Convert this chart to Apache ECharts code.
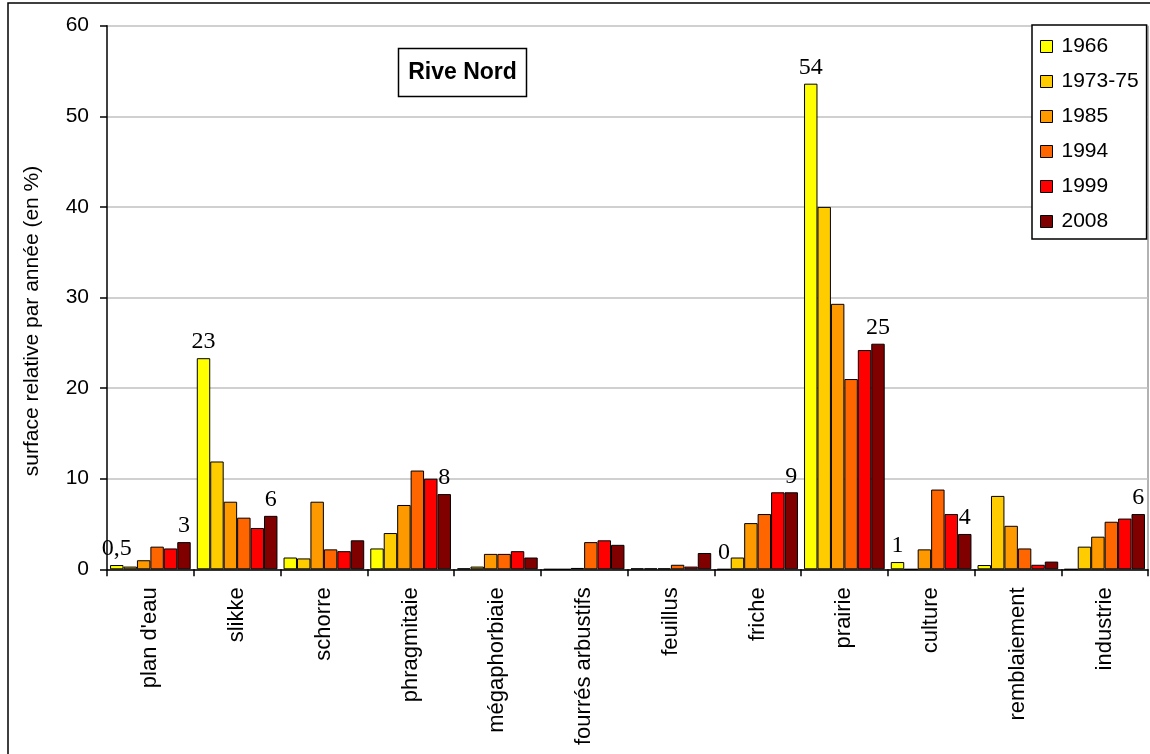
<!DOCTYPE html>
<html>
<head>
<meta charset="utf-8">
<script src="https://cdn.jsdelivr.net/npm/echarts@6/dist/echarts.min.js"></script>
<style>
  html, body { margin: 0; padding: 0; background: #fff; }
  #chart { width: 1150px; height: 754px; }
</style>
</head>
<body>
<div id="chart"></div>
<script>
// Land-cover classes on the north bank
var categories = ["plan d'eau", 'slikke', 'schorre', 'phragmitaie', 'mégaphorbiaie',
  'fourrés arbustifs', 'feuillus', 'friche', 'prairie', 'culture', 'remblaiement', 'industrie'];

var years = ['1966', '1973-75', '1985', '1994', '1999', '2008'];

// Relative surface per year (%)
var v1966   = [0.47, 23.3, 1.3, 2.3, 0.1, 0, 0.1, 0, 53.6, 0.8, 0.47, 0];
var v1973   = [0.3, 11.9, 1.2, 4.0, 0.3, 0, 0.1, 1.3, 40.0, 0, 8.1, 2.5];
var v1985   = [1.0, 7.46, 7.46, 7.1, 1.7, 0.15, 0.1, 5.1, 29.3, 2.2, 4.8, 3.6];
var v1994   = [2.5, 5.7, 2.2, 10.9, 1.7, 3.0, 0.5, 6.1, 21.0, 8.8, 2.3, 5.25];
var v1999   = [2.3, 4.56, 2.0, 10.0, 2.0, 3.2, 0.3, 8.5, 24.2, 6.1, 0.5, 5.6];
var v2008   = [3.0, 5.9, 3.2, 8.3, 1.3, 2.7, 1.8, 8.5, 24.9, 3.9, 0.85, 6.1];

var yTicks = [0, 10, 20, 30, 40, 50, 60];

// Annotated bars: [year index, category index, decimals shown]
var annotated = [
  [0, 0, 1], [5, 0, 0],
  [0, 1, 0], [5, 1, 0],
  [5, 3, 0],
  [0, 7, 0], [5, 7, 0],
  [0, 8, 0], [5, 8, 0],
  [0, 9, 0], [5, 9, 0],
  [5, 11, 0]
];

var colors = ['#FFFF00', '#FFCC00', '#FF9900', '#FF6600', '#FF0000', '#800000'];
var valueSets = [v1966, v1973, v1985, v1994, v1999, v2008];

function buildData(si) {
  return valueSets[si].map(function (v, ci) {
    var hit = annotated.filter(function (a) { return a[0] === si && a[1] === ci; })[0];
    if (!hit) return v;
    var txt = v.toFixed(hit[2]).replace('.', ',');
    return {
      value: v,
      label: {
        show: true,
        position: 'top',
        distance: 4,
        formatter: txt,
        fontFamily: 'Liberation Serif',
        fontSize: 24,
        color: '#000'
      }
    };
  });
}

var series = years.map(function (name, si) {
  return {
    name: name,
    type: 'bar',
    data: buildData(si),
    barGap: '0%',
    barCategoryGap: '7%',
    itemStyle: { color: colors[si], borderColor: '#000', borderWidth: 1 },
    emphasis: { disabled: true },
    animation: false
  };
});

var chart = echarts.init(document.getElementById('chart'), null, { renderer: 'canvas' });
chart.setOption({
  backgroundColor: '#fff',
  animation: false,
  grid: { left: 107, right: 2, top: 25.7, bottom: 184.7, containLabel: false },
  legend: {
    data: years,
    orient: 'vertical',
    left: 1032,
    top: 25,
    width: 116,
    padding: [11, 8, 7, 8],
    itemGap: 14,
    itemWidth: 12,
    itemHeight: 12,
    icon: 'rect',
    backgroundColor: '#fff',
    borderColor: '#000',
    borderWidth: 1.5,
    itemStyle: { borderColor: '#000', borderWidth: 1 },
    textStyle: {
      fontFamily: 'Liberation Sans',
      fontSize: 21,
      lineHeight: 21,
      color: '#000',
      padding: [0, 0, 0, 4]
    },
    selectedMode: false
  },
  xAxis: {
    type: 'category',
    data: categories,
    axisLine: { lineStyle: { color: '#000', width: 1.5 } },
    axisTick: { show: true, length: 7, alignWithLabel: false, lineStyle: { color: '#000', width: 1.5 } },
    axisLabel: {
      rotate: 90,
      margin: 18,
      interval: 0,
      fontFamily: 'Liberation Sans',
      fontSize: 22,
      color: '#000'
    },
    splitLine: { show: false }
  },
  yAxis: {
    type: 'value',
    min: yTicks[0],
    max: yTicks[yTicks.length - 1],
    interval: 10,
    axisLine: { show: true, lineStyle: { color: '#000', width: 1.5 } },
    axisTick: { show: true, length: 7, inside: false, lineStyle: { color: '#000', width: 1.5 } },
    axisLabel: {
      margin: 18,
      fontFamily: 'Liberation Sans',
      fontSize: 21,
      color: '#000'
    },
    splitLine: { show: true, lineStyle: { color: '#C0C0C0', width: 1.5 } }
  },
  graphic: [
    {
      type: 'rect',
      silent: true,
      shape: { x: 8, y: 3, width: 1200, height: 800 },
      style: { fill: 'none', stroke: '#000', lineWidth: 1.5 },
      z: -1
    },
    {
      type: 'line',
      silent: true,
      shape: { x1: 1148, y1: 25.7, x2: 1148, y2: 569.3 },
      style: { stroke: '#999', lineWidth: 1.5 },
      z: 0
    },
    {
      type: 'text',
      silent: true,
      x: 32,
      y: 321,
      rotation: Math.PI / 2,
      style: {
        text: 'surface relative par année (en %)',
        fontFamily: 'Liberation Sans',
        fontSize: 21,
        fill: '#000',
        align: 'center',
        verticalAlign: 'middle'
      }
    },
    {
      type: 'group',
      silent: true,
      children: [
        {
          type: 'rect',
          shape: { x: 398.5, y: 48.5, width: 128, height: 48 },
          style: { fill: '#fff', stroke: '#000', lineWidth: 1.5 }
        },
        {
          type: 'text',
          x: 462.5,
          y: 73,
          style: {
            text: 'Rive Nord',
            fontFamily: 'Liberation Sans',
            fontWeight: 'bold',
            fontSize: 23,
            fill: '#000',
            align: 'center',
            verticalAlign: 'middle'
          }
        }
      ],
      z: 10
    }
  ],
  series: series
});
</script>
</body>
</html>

————————

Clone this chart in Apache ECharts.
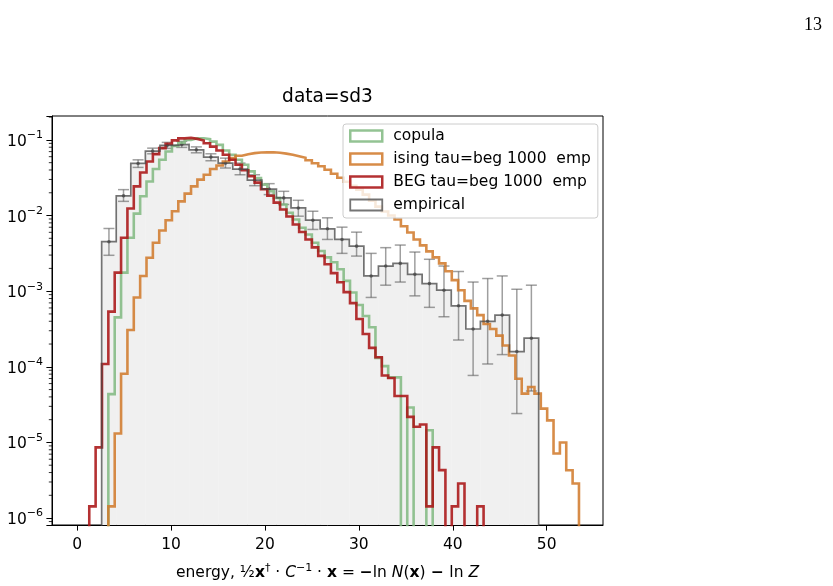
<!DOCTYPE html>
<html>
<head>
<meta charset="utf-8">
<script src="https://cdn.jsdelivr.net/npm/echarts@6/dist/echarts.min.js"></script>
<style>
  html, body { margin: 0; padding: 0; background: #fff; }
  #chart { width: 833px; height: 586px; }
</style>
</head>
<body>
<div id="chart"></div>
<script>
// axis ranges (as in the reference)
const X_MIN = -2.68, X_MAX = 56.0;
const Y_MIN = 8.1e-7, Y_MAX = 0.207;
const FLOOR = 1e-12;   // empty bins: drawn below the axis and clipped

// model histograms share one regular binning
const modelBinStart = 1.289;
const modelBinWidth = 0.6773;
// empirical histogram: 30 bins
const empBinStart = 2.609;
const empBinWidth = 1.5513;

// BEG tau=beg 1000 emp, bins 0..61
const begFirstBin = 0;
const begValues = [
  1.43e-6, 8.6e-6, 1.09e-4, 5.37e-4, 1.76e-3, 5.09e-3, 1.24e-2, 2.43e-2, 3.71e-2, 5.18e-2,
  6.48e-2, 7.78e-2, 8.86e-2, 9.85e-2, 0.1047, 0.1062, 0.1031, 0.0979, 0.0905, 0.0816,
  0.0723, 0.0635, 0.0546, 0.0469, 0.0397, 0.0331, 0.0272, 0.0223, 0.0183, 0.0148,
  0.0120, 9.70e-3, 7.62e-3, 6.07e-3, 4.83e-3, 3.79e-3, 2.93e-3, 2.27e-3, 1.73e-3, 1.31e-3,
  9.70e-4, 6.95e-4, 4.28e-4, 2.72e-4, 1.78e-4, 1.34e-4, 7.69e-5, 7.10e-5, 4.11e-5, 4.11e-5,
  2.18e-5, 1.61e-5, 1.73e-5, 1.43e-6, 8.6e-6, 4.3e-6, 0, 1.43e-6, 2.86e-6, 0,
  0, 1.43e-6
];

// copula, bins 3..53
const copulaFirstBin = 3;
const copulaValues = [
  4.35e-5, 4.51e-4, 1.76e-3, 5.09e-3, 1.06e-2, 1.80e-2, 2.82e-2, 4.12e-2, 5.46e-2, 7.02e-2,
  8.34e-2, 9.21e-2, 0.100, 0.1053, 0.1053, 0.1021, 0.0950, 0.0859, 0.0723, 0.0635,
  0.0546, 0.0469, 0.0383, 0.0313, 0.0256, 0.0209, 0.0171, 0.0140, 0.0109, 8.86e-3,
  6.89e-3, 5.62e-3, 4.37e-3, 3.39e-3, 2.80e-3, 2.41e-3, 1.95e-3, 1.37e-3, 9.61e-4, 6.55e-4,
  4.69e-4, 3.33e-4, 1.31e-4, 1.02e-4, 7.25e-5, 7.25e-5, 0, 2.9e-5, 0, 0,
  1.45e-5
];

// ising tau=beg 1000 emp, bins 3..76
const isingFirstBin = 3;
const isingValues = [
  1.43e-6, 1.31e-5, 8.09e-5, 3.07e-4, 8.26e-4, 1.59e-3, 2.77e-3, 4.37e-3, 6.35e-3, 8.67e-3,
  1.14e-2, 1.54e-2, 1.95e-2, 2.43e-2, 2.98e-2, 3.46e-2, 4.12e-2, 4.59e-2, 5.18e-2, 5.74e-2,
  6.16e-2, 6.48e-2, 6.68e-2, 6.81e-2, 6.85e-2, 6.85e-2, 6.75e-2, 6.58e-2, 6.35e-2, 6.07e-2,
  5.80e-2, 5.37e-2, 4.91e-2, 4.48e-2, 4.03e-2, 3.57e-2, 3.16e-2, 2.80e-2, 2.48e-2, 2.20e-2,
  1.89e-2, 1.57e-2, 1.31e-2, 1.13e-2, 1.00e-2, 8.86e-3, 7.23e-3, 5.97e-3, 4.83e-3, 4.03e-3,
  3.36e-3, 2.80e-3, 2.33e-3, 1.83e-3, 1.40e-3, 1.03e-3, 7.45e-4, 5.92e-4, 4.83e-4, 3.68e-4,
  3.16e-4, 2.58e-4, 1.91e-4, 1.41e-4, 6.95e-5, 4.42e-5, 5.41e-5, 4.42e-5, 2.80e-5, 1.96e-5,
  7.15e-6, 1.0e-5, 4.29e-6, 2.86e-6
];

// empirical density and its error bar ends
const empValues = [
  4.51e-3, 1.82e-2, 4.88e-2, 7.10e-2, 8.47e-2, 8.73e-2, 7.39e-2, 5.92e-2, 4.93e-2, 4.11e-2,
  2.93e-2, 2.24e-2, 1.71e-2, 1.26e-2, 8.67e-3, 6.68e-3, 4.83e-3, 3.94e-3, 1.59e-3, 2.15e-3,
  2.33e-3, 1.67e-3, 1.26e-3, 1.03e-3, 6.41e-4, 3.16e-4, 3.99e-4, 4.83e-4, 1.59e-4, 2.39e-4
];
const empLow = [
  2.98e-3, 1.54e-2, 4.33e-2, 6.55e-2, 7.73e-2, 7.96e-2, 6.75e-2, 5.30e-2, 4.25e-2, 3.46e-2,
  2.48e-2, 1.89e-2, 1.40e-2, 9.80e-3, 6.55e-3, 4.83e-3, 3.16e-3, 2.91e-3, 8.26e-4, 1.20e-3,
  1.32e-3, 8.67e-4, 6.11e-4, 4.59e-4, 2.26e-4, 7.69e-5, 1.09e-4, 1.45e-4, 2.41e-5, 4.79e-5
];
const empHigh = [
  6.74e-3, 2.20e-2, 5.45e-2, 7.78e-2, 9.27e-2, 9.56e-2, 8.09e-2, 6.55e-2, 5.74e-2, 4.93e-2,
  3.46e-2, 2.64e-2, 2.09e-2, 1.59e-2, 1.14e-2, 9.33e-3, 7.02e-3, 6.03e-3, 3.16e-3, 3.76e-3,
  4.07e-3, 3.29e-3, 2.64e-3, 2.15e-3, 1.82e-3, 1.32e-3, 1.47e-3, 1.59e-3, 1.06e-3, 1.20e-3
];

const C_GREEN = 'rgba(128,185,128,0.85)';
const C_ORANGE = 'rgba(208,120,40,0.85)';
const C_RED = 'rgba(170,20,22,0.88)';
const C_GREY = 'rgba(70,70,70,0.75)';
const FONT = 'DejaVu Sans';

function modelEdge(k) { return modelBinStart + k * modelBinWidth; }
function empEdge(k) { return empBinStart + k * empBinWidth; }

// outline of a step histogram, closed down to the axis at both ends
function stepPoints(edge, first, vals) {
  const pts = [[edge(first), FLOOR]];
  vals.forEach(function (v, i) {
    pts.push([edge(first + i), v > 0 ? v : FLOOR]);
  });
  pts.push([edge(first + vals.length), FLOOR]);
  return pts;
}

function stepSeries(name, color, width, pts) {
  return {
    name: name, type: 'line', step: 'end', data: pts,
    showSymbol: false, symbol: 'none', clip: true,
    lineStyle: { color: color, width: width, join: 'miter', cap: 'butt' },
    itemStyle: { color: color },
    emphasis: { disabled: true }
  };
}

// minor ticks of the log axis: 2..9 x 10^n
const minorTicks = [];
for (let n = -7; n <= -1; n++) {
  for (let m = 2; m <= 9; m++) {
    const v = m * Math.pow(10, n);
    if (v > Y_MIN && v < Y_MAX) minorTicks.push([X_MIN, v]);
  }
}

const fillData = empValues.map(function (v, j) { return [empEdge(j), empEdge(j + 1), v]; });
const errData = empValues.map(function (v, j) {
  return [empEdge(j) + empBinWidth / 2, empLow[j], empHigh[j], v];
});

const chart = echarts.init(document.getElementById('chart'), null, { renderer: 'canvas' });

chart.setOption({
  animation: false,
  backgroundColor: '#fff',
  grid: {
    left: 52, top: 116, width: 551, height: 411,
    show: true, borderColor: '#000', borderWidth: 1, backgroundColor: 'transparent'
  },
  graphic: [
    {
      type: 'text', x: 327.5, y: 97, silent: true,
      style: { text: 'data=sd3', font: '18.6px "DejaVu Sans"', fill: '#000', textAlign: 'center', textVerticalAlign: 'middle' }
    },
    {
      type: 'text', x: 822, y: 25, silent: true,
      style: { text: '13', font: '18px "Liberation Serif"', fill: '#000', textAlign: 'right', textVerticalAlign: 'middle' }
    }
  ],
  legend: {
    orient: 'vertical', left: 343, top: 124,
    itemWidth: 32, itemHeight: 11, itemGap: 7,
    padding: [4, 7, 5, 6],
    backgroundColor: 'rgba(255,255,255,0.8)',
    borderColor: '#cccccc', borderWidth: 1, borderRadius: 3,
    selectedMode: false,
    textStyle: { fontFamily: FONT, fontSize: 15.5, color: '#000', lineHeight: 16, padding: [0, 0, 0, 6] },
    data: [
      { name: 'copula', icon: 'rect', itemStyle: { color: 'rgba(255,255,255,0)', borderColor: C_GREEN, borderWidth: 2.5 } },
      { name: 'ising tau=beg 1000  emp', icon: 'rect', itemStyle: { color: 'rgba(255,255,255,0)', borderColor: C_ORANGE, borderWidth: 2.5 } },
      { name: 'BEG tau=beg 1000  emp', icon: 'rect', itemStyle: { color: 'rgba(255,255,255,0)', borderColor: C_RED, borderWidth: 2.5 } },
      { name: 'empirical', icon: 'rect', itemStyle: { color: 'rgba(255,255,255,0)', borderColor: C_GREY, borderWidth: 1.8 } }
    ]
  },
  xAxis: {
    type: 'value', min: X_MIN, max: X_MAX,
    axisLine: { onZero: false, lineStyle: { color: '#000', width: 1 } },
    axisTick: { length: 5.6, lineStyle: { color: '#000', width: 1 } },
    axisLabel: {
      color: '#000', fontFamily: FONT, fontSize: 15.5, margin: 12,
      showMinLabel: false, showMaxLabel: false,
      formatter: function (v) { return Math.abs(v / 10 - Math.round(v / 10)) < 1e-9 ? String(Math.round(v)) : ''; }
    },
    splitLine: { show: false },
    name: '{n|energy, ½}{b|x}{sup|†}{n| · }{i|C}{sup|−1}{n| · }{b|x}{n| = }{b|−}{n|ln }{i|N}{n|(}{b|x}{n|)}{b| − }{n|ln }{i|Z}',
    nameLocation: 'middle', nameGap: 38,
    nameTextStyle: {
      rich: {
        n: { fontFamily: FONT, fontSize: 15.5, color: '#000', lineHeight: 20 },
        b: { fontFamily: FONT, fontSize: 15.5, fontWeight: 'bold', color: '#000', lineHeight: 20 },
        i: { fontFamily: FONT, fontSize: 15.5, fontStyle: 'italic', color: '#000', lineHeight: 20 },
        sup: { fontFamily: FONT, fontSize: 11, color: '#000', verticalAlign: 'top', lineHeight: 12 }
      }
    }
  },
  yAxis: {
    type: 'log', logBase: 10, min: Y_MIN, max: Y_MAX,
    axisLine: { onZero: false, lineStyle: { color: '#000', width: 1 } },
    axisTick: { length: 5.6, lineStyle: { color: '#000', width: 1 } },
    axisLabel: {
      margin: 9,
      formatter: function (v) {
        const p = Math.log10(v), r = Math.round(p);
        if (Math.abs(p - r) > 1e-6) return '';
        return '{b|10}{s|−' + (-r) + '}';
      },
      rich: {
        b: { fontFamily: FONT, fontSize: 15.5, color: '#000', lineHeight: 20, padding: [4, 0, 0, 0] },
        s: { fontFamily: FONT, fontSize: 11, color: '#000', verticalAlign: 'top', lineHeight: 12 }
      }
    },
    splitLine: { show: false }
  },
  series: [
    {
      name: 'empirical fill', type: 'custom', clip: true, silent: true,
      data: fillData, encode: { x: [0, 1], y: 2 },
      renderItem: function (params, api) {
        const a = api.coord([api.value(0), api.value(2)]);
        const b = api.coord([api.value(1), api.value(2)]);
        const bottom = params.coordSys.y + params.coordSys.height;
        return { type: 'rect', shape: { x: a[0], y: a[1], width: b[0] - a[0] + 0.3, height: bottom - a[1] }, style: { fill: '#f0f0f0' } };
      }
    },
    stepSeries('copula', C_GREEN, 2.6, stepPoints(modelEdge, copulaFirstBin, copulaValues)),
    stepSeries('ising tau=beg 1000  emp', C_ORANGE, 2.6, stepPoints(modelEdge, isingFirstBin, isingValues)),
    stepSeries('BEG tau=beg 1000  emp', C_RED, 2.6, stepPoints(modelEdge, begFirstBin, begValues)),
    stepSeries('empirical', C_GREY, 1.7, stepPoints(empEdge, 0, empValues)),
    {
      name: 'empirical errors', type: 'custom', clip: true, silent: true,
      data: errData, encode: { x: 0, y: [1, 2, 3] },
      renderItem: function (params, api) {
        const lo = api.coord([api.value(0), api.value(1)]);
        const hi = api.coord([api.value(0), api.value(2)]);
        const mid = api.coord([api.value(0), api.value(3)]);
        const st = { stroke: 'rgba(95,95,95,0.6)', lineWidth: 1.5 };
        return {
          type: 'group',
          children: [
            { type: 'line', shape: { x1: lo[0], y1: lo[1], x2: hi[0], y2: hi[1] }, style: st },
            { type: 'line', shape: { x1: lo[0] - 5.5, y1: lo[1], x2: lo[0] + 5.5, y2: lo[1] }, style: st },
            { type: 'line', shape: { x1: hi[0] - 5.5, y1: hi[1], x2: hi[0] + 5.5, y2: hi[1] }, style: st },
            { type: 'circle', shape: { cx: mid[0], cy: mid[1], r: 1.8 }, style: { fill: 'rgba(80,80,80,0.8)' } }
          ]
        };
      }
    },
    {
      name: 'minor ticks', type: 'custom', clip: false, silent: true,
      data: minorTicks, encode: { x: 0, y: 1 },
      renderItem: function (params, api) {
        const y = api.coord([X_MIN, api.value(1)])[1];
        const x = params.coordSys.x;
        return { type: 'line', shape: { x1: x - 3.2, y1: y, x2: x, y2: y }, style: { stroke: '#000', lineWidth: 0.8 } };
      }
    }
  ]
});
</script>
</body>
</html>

————————

Write out, exactly and with nothing added, everything from the line with "Clone this chart in Apache ECharts." down to the line with "const empBinWidth = 1.5513;", both included. Drop any pictures.

__Output for this exercise__
Clone this chart in Apache ECharts.
<!DOCTYPE html>
<html>
<head>
<meta charset="utf-8">
<script src="https://cdn.jsdelivr.net/npm/echarts@6/dist/echarts.min.js"></script>
<style>
  html, body { margin: 0; padding: 0; background: #fff; }
  #chart { width: 833px; height: 586px; }
</style>
</head>
<body>
<div id="chart"></div>
<script>
// axis ranges (as in the reference)
const X_MIN = -2.68, X_MAX = 56.0;
const Y_MIN = 8.1e-7, Y_MAX = 0.207;
const FLOOR = 1e-12;   // empty bins: drawn below the axis and clipped

// model histograms share one regular binning
const modelBinStart = 1.289;
const modelBinWidth = 0.6773;
// empirical histogram: 30 bins
const empBinStart = 2.609;
const empBinWidth = 1.5513;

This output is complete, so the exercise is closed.